### Prompt
In the copy, keep every record exact and leave out all images.

* * * * *

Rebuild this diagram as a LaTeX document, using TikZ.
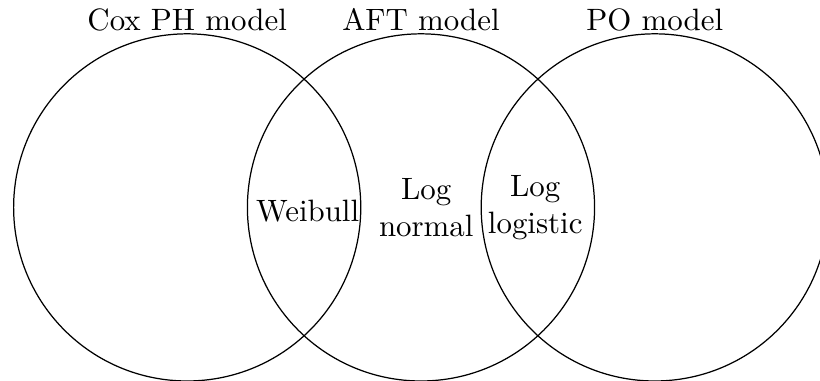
\documentclass[tikz,border=0pt]{standalone}
\usepackage{tikz}
\usetikzlibrary{positioning}
\begin{document}
\begin{tikzpicture}[node distance=2.66cm,
    model/.style={circle,draw,minimum size=3.95cm,inner sep=0pt},
    title/.style={anchor=base,inner sep=0pt},
    overlap/.style={align=center,inner sep=0pt}]
  \useasboundingbox (-2.13,-1.974) rectangle (7.2,2.36);

  \node[model] (cox)                {};
  \node[model] (aft) [right of=cox] {};
  \node[model] (po)  [right of=aft] {};

  \node[title] (coxname) at ([yshift=0.8pt]cox.north) {Cox PH model};
  \node[title] (aftname) at ([yshift=0.8pt]aft.north) {AFT model};
  \node[title] (poname)  at ([yshift=0.8pt]po.north)  {PO model};

  \node[overlap] (weibull)  at (1.37,-0.04) {Weibull};
  \node[overlap] (lognorm)  at (2.72,0)     {Log\\normal};
  \node[overlap] (loglogis) at (3.96,0)     {Log\\logistic};
\end{tikzpicture}
\end{document}
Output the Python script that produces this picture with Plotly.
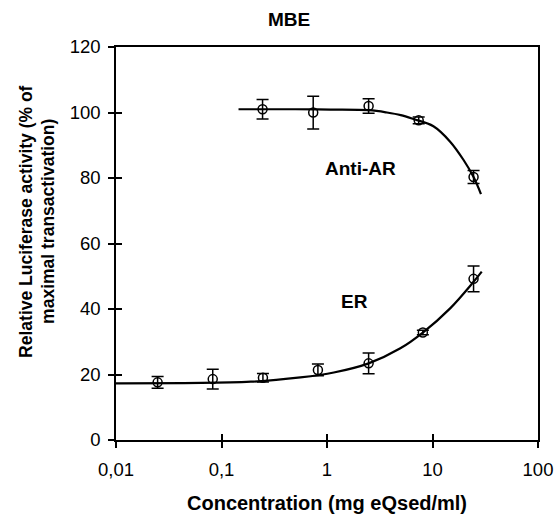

* * * * *

### Exercise solution
Rebuild this diagram as a LaTeX document, using TikZ.
\documentclass[tikz,border=0pt]{standalone}
\usepackage{tikz}
\usetikzlibrary{positioning}
\begin{document}
\begin{tikzpicture}[node distance=2.66cm,
    model/.style={circle,draw,minimum size=3.95cm,inner sep=0pt},
    title/.style={anchor=base,inner sep=0pt},
    overlap/.style={align=center,inner sep=0pt}]
  \useasboundingbox (-2.13,-1.974) rectangle (7.2,2.36);

  \node[model] (cox)                {};
  \node[model] (aft) [right of=cox] {};
  \node[model] (po)  [right of=aft] {};

  \node[title] (coxname) at ([yshift=0.8pt]cox.north) {Cox PH model};
  \node[title] (aftname) at ([yshift=0.8pt]aft.north) {AFT model};
  \node[title] (poname)  at ([yshift=0.8pt]po.north)  {PO model};

  \node[overlap] (weibull)  at (1.37,-0.04) {Weibull};
  \node[overlap] (lognorm)  at (2.72,0)     {Log\\normal};
  \node[overlap] (loglogis) at (3.96,0)     {Log\\logistic};
\end{tikzpicture}
\end{document}
Output the Python script that produces this picture with Plotly.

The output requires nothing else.